- _The exercise_: Return every record below exactly as written, omitting any pictures.

**** Excerpted data ****

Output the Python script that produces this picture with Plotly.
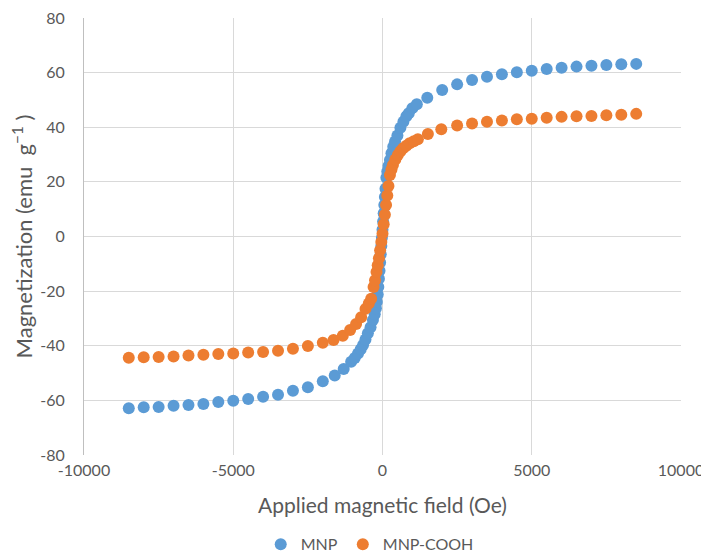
import plotly.graph_objects as go

# ---- data ----
mnp_field = [-8500, -8000, -7500, -7000, -6500, -6000, -5500, -5000, -4500, -4000,
             -3500, -3000, -2500, -2000, -1600, -1300, -1050, -930, -820, -730,
             -650, -570, -490, -400, -320, -260, -220, -190, -160, -140,
             -120, -100, -80, -60, -40, -20, 0, 20, 40, 60,
             80, 100, 130, 160, 200, 250, 300, 360, 420, 500,
             600, 700, 800, 880, 1000, 1150, 1500, 2000, 2500, 3000,
             3500, 4000, 4500, 5000, 5500, 6000, 6500, 7000, 7500, 8000, 8500]
mnp_mag = [-62.9, -62.5, -62.4, -62.0, -61.7, -61.3, -60.6, -60.1, -59.5, -58.7,
           -57.9, -56.5, -55.2, -53.0, -50.9, -48.5, -45.9, -44.5, -42.8, -41.3,
           -39.7, -37.7, -35.4, -33.2, -30.6, -28.5, -26.3, -24.0, -21.2, -18.5,
           -15.5, -12.5, -9.5, -6.5, -3.5, -0.5, 2.5, 5.5, 8.5, 11.5,
           14.5, 17.5, 21.5, 23.8, 25.8, 28.0, 30.5, 32.9, 34.8, 37.0,
           39.8, 42.0, 44.0, 45.1, 47.0, 48.4, 50.8, 53.6, 55.7, 57.3,
           58.5, 59.4, 60.1, 60.7, 61.3, 61.8, 62.2, 62.5, 62.8, 63.1, 63.2]

cooh_field = [-8500, -8000, -7500, -7000, -6500, -6000, -5500, -5000, -4500, -4000,
              -3500, -3000, -2500, -2000, -1640, -1330, -1085, -885, -715, -570,
              -460, -380, -300, -250, -200, -160, -120, -80, -40, 0,
              40, 80, 120, 160, 200, 250, 300, 350, 430, 515,
              600, 690, 800, 910, 1050, 1185, 1520, 1970, 2500, 3000,
              3500, 4000, 4500, 5000, 5500, 6000, 6500, 7000, 7500, 8000, 8500]
cooh_mag = [-44.4, -44.2, -44.1, -43.9, -43.6, -43.3, -43.0, -42.8, -42.5, -42.3,
            -41.8, -41.1, -40.1, -38.9, -37.9, -36.3, -34.2, -32.0, -29.6, -26.5,
            -24.5, -22.8, -18.5, -16.0, -13.0, -10.5, -8.0, -5.0, -2.0, 1.0,
            4.5, 8.0, 11.5, 15.0, 18.5, 22.5, 24.5, 26.2, 28.2, 29.8,
            31.2, 32.3, 33.2, 34.1, 34.9, 35.6, 37.5, 39.3, 40.6, 41.4,
            42.0, 42.5, 42.9, 43.1, 43.5, 43.8, 44.0, 44.1, 44.4, 44.6, 44.9]

x_ticks = [-10000, -5000, 0, 5000, 10000]
x_tick_text = ["-10000", "-5000", "0", "5000", "10000"]
y_ticks = [-80, -60, -40, -20, 0, 20, 40, 60, 80]
y_tick_text = ["-80", "-60", "-40", "-20", "0", "20", "40", "60", "80"]

FONT = "Lato, Open Sans, sans-serif"
GRAY = "#595959"
GRID = "#D9D9D9"

fig = go.Figure()
fig.add_trace(go.Scatter(x=mnp_field, y=mnp_mag, mode="markers", name="MNP",
                         marker=dict(color="#5B9BD5", size=12, line=dict(width=0))))
fig.add_trace(go.Scatter(x=cooh_field, y=cooh_mag, mode="markers", name="MNP-COOH",
                         marker=dict(color="#ED7D31", size=12, line=dict(width=0))))

# the page body has an 8px margin, so the figure is sized to fit the window
fig.update_layout(
    width=701, height=545,
    margin=dict(l=76, r=28, t=10, b=98),
    paper_bgcolor="white", plot_bgcolor="white",
    font=dict(family=FONT, size=16, color=GRAY),
    showlegend=True,
    legend=dict(orientation="h", x=0.516, xanchor="center",
                xref="container", yref="container", y=0.016, yanchor="middle",
                font=dict(size=16, color=GRAY), itemwidth=30, traceorder="normal",
                tracegroupgap=0, borderwidth=0),
    xaxis=dict(range=[-10000, 10000], tickvals=x_ticks, ticktext=x_tick_text,
               automargin=False,
               showgrid=True, gridcolor=GRID, gridwidth=1, zeroline=False,
               showline=False, ticks="", ticklabelstandoff=4,
               ticklabeloverflow="allow",
               tickfont=dict(size=16, color=GRAY),
               title=dict(text="Applied magnetic field (Oe)", font=dict(size=21, color=GRAY),
                          standoff=20)),
    yaxis=dict(range=[-80, 80], tickvals=y_ticks, ticktext=y_tick_text,
               automargin=False,
               showgrid=True, gridcolor=GRID, gridwidth=1, zeroline=False,
               showline=True, linecolor="#BFBFBF", linewidth=1, ticks="",
               ticklabelstandoff=15, ticklabeloverflow="allow",
               tickfont=dict(size=16, color=GRAY),
               title=dict(text="Magnetization (emu  g<sup>−1</sup> )", font=dict(size=22, color=GRAY),
                          standoff=5)),
)

fig.write_html("out.html")
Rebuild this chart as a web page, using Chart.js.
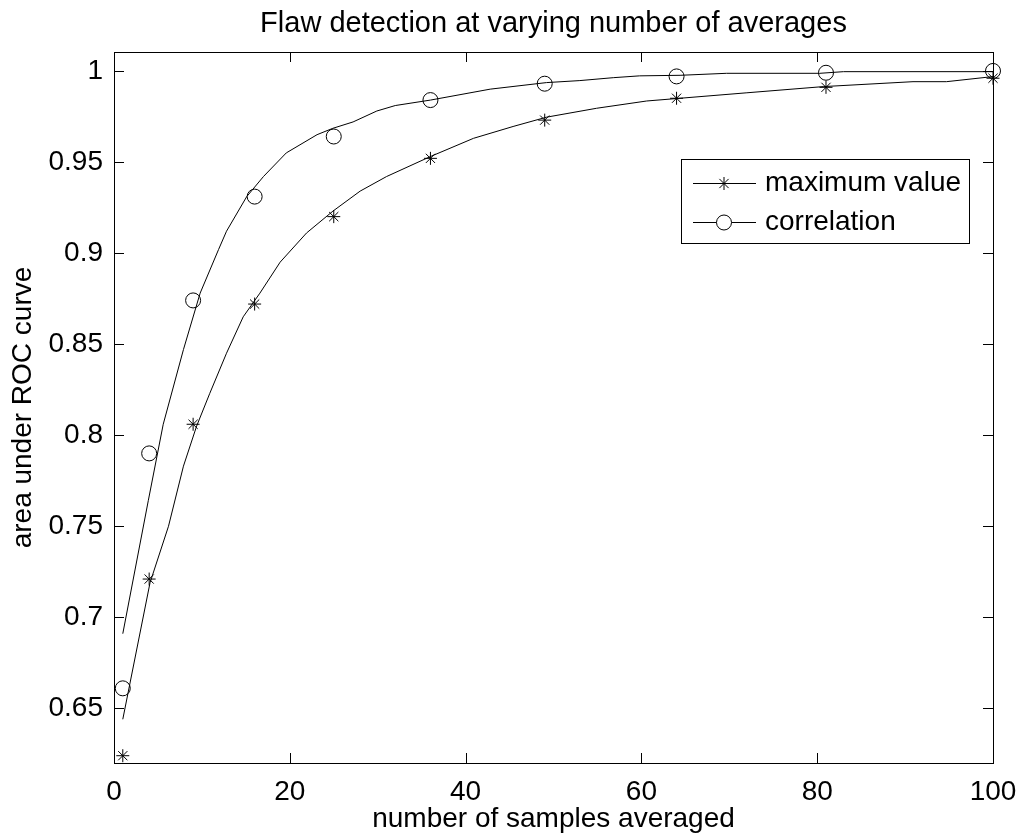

****

- _Complete response_:
Output the Python script that produces this picture with Plotly.
import plotly.graph_objects as go

# ---- data ----
mnp_field = [-8500, -8000, -7500, -7000, -6500, -6000, -5500, -5000, -4500, -4000,
             -3500, -3000, -2500, -2000, -1600, -1300, -1050, -930, -820, -730,
             -650, -570, -490, -400, -320, -260, -220, -190, -160, -140,
             -120, -100, -80, -60, -40, -20, 0, 20, 40, 60,
             80, 100, 130, 160, 200, 250, 300, 360, 420, 500,
             600, 700, 800, 880, 1000, 1150, 1500, 2000, 2500, 3000,
             3500, 4000, 4500, 5000, 5500, 6000, 6500, 7000, 7500, 8000, 8500]
mnp_mag = [-62.9, -62.5, -62.4, -62.0, -61.7, -61.3, -60.6, -60.1, -59.5, -58.7,
           -57.9, -56.5, -55.2, -53.0, -50.9, -48.5, -45.9, -44.5, -42.8, -41.3,
           -39.7, -37.7, -35.4, -33.2, -30.6, -28.5, -26.3, -24.0, -21.2, -18.5,
           -15.5, -12.5, -9.5, -6.5, -3.5, -0.5, 2.5, 5.5, 8.5, 11.5,
           14.5, 17.5, 21.5, 23.8, 25.8, 28.0, 30.5, 32.9, 34.8, 37.0,
           39.8, 42.0, 44.0, 45.1, 47.0, 48.4, 50.8, 53.6, 55.7, 57.3,
           58.5, 59.4, 60.1, 60.7, 61.3, 61.8, 62.2, 62.5, 62.8, 63.1, 63.2]

cooh_field = [-8500, -8000, -7500, -7000, -6500, -6000, -5500, -5000, -4500, -4000,
              -3500, -3000, -2500, -2000, -1640, -1330, -1085, -885, -715, -570,
              -460, -380, -300, -250, -200, -160, -120, -80, -40, 0,
              40, 80, 120, 160, 200, 250, 300, 350, 430, 515,
              600, 690, 800, 910, 1050, 1185, 1520, 1970, 2500, 3000,
              3500, 4000, 4500, 5000, 5500, 6000, 6500, 7000, 7500, 8000, 8500]
cooh_mag = [-44.4, -44.2, -44.1, -43.9, -43.6, -43.3, -43.0, -42.8, -42.5, -42.3,
            -41.8, -41.1, -40.1, -38.9, -37.9, -36.3, -34.2, -32.0, -29.6, -26.5,
            -24.5, -22.8, -18.5, -16.0, -13.0, -10.5, -8.0, -5.0, -2.0, 1.0,
            4.5, 8.0, 11.5, 15.0, 18.5, 22.5, 24.5, 26.2, 28.2, 29.8,
            31.2, 32.3, 33.2, 34.1, 34.9, 35.6, 37.5, 39.3, 40.6, 41.4,
            42.0, 42.5, 42.9, 43.1, 43.5, 43.8, 44.0, 44.1, 44.4, 44.6, 44.9]

x_ticks = [-10000, -5000, 0, 5000, 10000]
x_tick_text = ["-10000", "-5000", "0", "5000", "10000"]
y_ticks = [-80, -60, -40, -20, 0, 20, 40, 60, 80]
y_tick_text = ["-80", "-60", "-40", "-20", "0", "20", "40", "60", "80"]

FONT = "Lato, Open Sans, sans-serif"
GRAY = "#595959"
GRID = "#D9D9D9"

fig = go.Figure()
fig.add_trace(go.Scatter(x=mnp_field, y=mnp_mag, mode="markers", name="MNP",
                         marker=dict(color="#5B9BD5", size=12, line=dict(width=0))))
fig.add_trace(go.Scatter(x=cooh_field, y=cooh_mag, mode="markers", name="MNP-COOH",
                         marker=dict(color="#ED7D31", size=12, line=dict(width=0))))

# the page body has an 8px margin, so the figure is sized to fit the window
fig.update_layout(
    width=701, height=545,
    margin=dict(l=76, r=28, t=10, b=98),
    paper_bgcolor="white", plot_bgcolor="white",
    font=dict(family=FONT, size=16, color=GRAY),
    showlegend=True,
    legend=dict(orientation="h", x=0.516, xanchor="center",
                xref="container", yref="container", y=0.016, yanchor="middle",
                font=dict(size=16, color=GRAY), itemwidth=30, traceorder="normal",
                tracegroupgap=0, borderwidth=0),
    xaxis=dict(range=[-10000, 10000], tickvals=x_ticks, ticktext=x_tick_text,
               automargin=False,
               showgrid=True, gridcolor=GRID, gridwidth=1, zeroline=False,
               showline=False, ticks="", ticklabelstandoff=4,
               ticklabeloverflow="allow",
               tickfont=dict(size=16, color=GRAY),
               title=dict(text="Applied magnetic field (Oe)", font=dict(size=21, color=GRAY),
                          standoff=20)),
    yaxis=dict(range=[-80, 80], tickvals=y_ticks, ticktext=y_tick_text,
               automargin=False,
               showgrid=True, gridcolor=GRID, gridwidth=1, zeroline=False,
               showline=True, linecolor="#BFBFBF", linewidth=1, ticks="",
               ticklabelstandoff=15, ticklabeloverflow="allow",
               tickfont=dict(size=16, color=GRAY),
               title=dict(text="Magnetization (emu  g<sup>−1</sup> )", font=dict(size=22, color=GRAY),
                          standoff=5)),
)

fig.write_html("out.html")
Rebuild this chart as a web page, using Chart.js.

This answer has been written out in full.